UCLA Professor Jolie Chea tells the story of their upbringing and political activation in Los Angeles and how they came to ethnic and Asian American studies.
By Kitty Hu (UCLA Center for Southeast Asian Studies)
Encountering ethnic studies
"That [ethnic studies] class blew my mind. It changed everything I knew about the world and myself," said Jolie Chea, assistant professor of Asian American studies at UCLA. "It gave me a sense of purpose. It opened a door in my consciousness. When I was done, I thought, I want more."
That course resonated so deeply with Chea that on the eve of graduating as a sociology major—in the spring quarter of their fourth year at UC Riverside—they decided to stay a fifth to complete a second major in ethnic studies. "I knew ethnic studies would take me very far and that it would expand my horizons. That additional year was worthwhile for me," said Chea.
After graduation, Chea worked various jobs while staying in touch with academic mentors who encouraged them to pursue graduate studies. "Since I was a first generation college student, I didn’t understand at the time what was required of me to secure admission to a graduate program," added Chea. "But because ethnic studies as a field can be such a personal and intimate space, fortunately for me, I met people with whom I was able to build meaningful relationships that lasted beyond the classroom, beyond the degree, and well beyond my time on campus. Those people helped guide me through the application process and wrote letters of recommendation on my behalf. To this day, they still do the work of mentoring me."
They saw the master’s program in Asian American studies at UCLA and decided that they wanted to go there, especially because they were born and raised in Los Angeles. Chea said it felt important that they stay in the city.
"LA is and has always been a central part of my identity," stated Chea. "I always felt like my work was here in Los Angeles and the things I needed to learn and know were here."
Chea went on to receive their Ph.D. at University of Southern California in the Department of American Studies and Ethnicity.
Growing up in LA
Chea was born to Cambodian parents who arrived in the United States as refugees shortly after the fall of the Khmer Rouge regime.
Growing up, Chea would ask their parents, "Why did you come to America? And how did you get here?" to which they tersely responded: "War." Other times, their mother did tell the story of how she was so sick and feeble that Chea's father carried her on his back as he jogged to the helicopter to leave Cambodia. Their mother and father were the last two passengers to board that day.

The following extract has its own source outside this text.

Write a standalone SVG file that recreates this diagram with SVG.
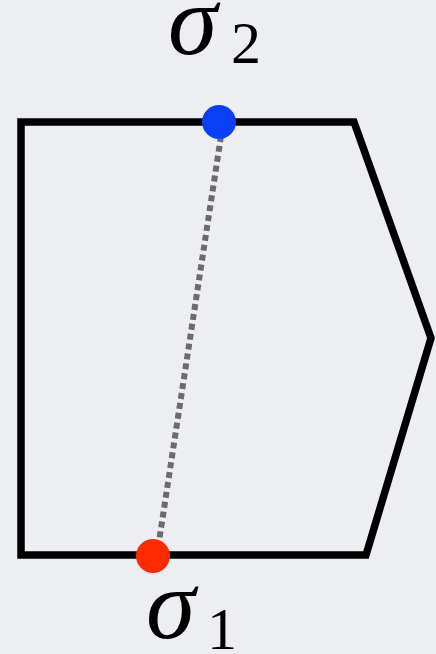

"That answer, 'war,' was not good enough for me. It did not explain enough to me," remembered Chea. "I was determined to find out for myself why and how my parents ended up in the United States."
Because they had been born immediately in the postwar period, they explained that their parents probably did not have the time to fully transition to a new country and process what had happened. They needed to focus on supporting the family.
"What that meant was we also grew up in their process of rebuilding their lives and coming to terms with what had just happened in Cambodia," said Chea. "We grew up in the thick of that. We saw all of it—the trauma, the grief, the resilience, the joy, the struggle, and the appreciation for life itself. Those of us born in those early years after the war did not experience the war ourselves, but I believe that experience is very different from someone who is also a second-generation immigrant but was born 10-15 years after the war had ended."
Because their parents worked long hours, Chea would always say that they were raised by the city of Los Angeles.
They became a teenager in the aftermath of the LA uprising, which they alluded to as a formative time in their political consciousness-raising. The racial tensions and debates during that time shaped how they understood the ways in which Cambodian Americans and Asian Americans factor into the American racial landscape. They had always been exposed to diverse groups of people, having grown up in an ethnic enclave of Cambodian and Vietnamese refugee families but simultaneously being bussed to magnet schools where their peers came from a wide range of racial and socio-economic backgrounds.
"My focus has never been on Cambodian Americans as an insular group," said Chea. "I come from a mixed and diasporic heritage, too. I’m always looking through a comparative lens and thinking about the geometric relationships between many groups and their arrangement in this world we live in."
Complicating and enriching understanding of Cambodia
"The story of Cambodia can never be told in full. There’s always more to say, learn, and do," responded Chea when asked about advice for students interested in studying Cambodia. "There’s still so much that we don’t know of what happened before, during, and after the war. We also need to think about what happened outside of the war and even what could have happened instead of the war."
In today’s current political moment where so much work has been done to highlight the plight of Cambodian Americans, Chea said there is still a tendency to present and view Cambodians as objects of pity, which is something their research actively challenges and moves away from.
"This is obviously not to say that Cambodians haven’t been abused and impacted by imperial and military violence, but that Cambodia as a nation is complex. There are and have been all kinds of characters and roles in the story of Cambodia. And there are other ways to tell this story where we take the lead in narrating our stories and histories," advocated Chea. "When we become responsible for that, we will find ourselves in a better position to act."